### [WRITTEN INSTRUCTION]
Quote the whole listing exactly. Leave the pictures out of your copy.
======== SUPPLIED INFORMATION ========
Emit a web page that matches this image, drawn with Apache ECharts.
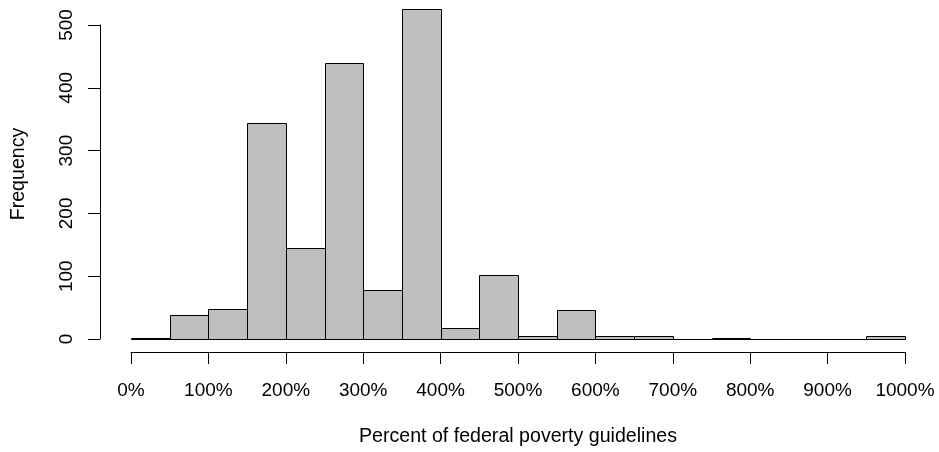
<!DOCTYPE html>
<html>
<head>
<meta charset="utf-8">
<script src="https://cdn.jsdelivr.net/npm/echarts@6/dist/echarts.min.js"></script>
<style>
  html, body { margin: 0; padding: 0; background: #ffffff; }
  #chart { width: 939px; height: 452px; }
</style>
</head>
<body>
<div id="chart"></div>
<script>
// Histogram of income as percent of federal poverty guidelines, 50%-wide bins
const binStart = [0, 50, 100, 150, 200, 250, 300, 350, 400, 450,
                  500, 550, 600, 650, 700, 750, 800, 850, 900, 950];
const binWidth = 50;
const counts = [1, 39, 48, 344, 145, 439, 78, 525, 18, 102,
                5, 46, 4, 4, 0, 2, 0, 0, 0, 5];
const xTicks = [0, 100, 200, 300, 400, 500, 600, 700, 800, 900, 1000];
const yTicks = [0, 100, 200, 300, 400, 500];

const FONT = 'Liberation Sans, Arial, Helvetica, sans-serif';
const FS = 19;

const chart = echarts.init(document.getElementById('chart'), null, { renderer: 'canvas' });

const bins = binStart.map((s, i) => [s, s + binWidth, counts[i]]);

chart.setOption({
  animation: false,
  backgroundColor: '#ffffff',
  grid: { left: 131, right: 34, top: 25, bottom: 113, containLabel: false },
  xAxis: {
    type: 'value',
    min: xTicks[0],
    max: xTicks[xTicks.length - 1],
    interval: 100,
    offset: 13,
    name: 'Percent of federal poverty guidelines',
    nameLocation: 'middle',
    nameGap: 75,
    nameTextStyle: { color: '#000', fontFamily: FONT, fontSize: 19.6 },
    axisLine: { show: true, onZero: false, lineStyle: { color: '#000', width: 1 } },
    axisTick: { show: true, length: 12, lineStyle: { color: '#000', width: 1 } },
    axisLabel: {
      color: '#000', fontFamily: FONT, fontSize: FS, margin: 29,
      formatter: v => v + '%',
      showMinLabel: true, showMaxLabel: true
    },
    splitLine: { show: false }
  },
  yAxis: {
    type: 'value',
    min: yTicks[0],
    max: yTicks[yTicks.length - 1],
    interval: 100,
    offset: 31,
    axisLine: { show: true, onZero: false, lineStyle: { color: '#000', width: 1 } },
    axisTick: { show: true, length: 12, lineStyle: { color: '#000', width: 1 } },
    axisLabel: {
      color: '#000', fontFamily: FONT, fontSize: FS, margin: 24, rotate: 90,
      showMinLabel: true, showMaxLabel: true
    },
    splitLine: { show: false }
  },
  graphic: [{
    type: 'text',
    x: 19,
    y: 174,
    rotation: Math.PI / 2,
    style: {
      text: 'Frequency',
      fill: '#000',
      font: '19.6px ' + FONT,
      align: 'center',
      verticalAlign: 'middle'
    }
  }],
  series: [{
    type: 'custom',
    clip: false,
    data: bins,
    encode: { x: [0, 1], y: 2 },
    renderItem: function (params, api) {
      const p0 = api.coord([api.value(0), api.value(2)]);
      const p1 = api.coord([api.value(1), 0]);
      return {
        type: 'rect',
        shape: {
          x: Math.round(p0[0]) + 0.5,
          y: Math.round(p0[1]) + 0.5,
          width: Math.round(p1[0]) - Math.round(p0[0]),
          height: Math.round(p1[1]) - Math.round(p0[1])
        },
        style: { fill: '#BEBEBE', stroke: '#000', lineWidth: 1 }
      };
    }
  }]
});
</script>
</body>
</html>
========
### [ANSWER IN FULL]
Emit a web page that matches this image, drawn with Apache ECharts.
<!DOCTYPE html>
<html>
<head>
<meta charset="utf-8">
<script src="https://cdn.jsdelivr.net/npm/echarts@6/dist/echarts.min.js"></script>
<style>
  html, body { margin: 0; padding: 0; background: #ffffff; }
  #chart { width: 939px; height: 452px; }
</style>
</head>
<body>
<div id="chart"></div>
<script>
// Histogram of income as percent of federal poverty guidelines, 50%-wide bins
const binStart = [0, 50, 100, 150, 200, 250, 300, 350, 400, 450,
                  500, 550, 600, 650, 700, 750, 800, 850, 900, 950];
const binWidth = 50;
const counts = [1, 39, 48, 344, 145, 439, 78, 525, 18, 102,
                5, 46, 4, 4, 0, 2, 0, 0, 0, 5];
const xTicks = [0, 100, 200, 300, 400, 500, 600, 700, 800, 900, 1000];
const yTicks = [0, 100, 200, 300, 400, 500];

const FONT = 'Liberation Sans, Arial, Helvetica, sans-serif';
const FS = 19;

const chart = echarts.init(document.getElementById('chart'), null, { renderer: 'canvas' });

const bins = binStart.map((s, i) => [s, s + binWidth, counts[i]]);

chart.setOption({
  animation: false,
  backgroundColor: '#ffffff',
  grid: { left: 131, right: 34, top: 25, bottom: 113, containLabel: false },
  xAxis: {
    type: 'value',
    min: xTicks[0],
    max: xTicks[xTicks.length - 1],
    interval: 100,
    offset: 13,
    name: 'Percent of federal poverty guidelines',
    nameLocation: 'middle',
    nameGap: 75,
    nameTextStyle: { color: '#000', fontFamily: FONT, fontSize: 19.6 },
    axisLine: { show: true, onZero: false, lineStyle: { color: '#000', width: 1 } },
    axisTick: { show: true, length: 12, lineStyle: { color: '#000', width: 1 } },
    axisLabel: {
      color: '#000', fontFamily: FONT, fontSize: FS, margin: 29,
      formatter: v => v + '%',
      showMinLabel: true, showMaxLabel: true
    },
    splitLine: { show: false }
  },
  yAxis: {
    type: 'value',
    min: yTicks[0],
    max: yTicks[yTicks.length - 1],
    interval: 100,
    offset: 31,
    axisLine: { show: true, onZero: false, lineStyle: { color: '#000', width: 1 } },
    axisTick: { show: true, length: 12, lineStyle: { color: '#000', width: 1 } },
    axisLabel: {
      color: '#000', fontFamily: FONT, fontSize: FS, margin: 24, rotate: 90,
      showMinLabel: true, showMaxLabel: true
    },
    splitLine: { show: false }
  },
  graphic: [{
    type: 'text',
    x: 19,
    y: 174,
    rotation: Math.PI / 2,
    style: {
      text: 'Frequency',
      fill: '#000',
      font: '19.6px ' + FONT,
      align: 'center',
      verticalAlign: 'middle'
    }
  }],
  series: [{
    type: 'custom',
    clip: false,
    data: bins,
    encode: { x: [0, 1], y: 2 },
    renderItem: function (params, api) {
      const p0 = api.coord([api.value(0), api.value(2)]);
      const p1 = api.coord([api.value(1), 0]);
      return {
        type: 'rect',
        shape: {
          x: Math.round(p0[0]) + 0.5,
          y: Math.round(p0[1]) + 0.5,
          width: Math.round(p1[0]) - Math.round(p0[0]),
          height: Math.round(p1[1]) - Math.round(p0[1])
        },
        style: { fill: '#BEBEBE', stroke: '#000', lineWidth: 1 }
      };
    }
  }]
});
</script>
</body>
</html>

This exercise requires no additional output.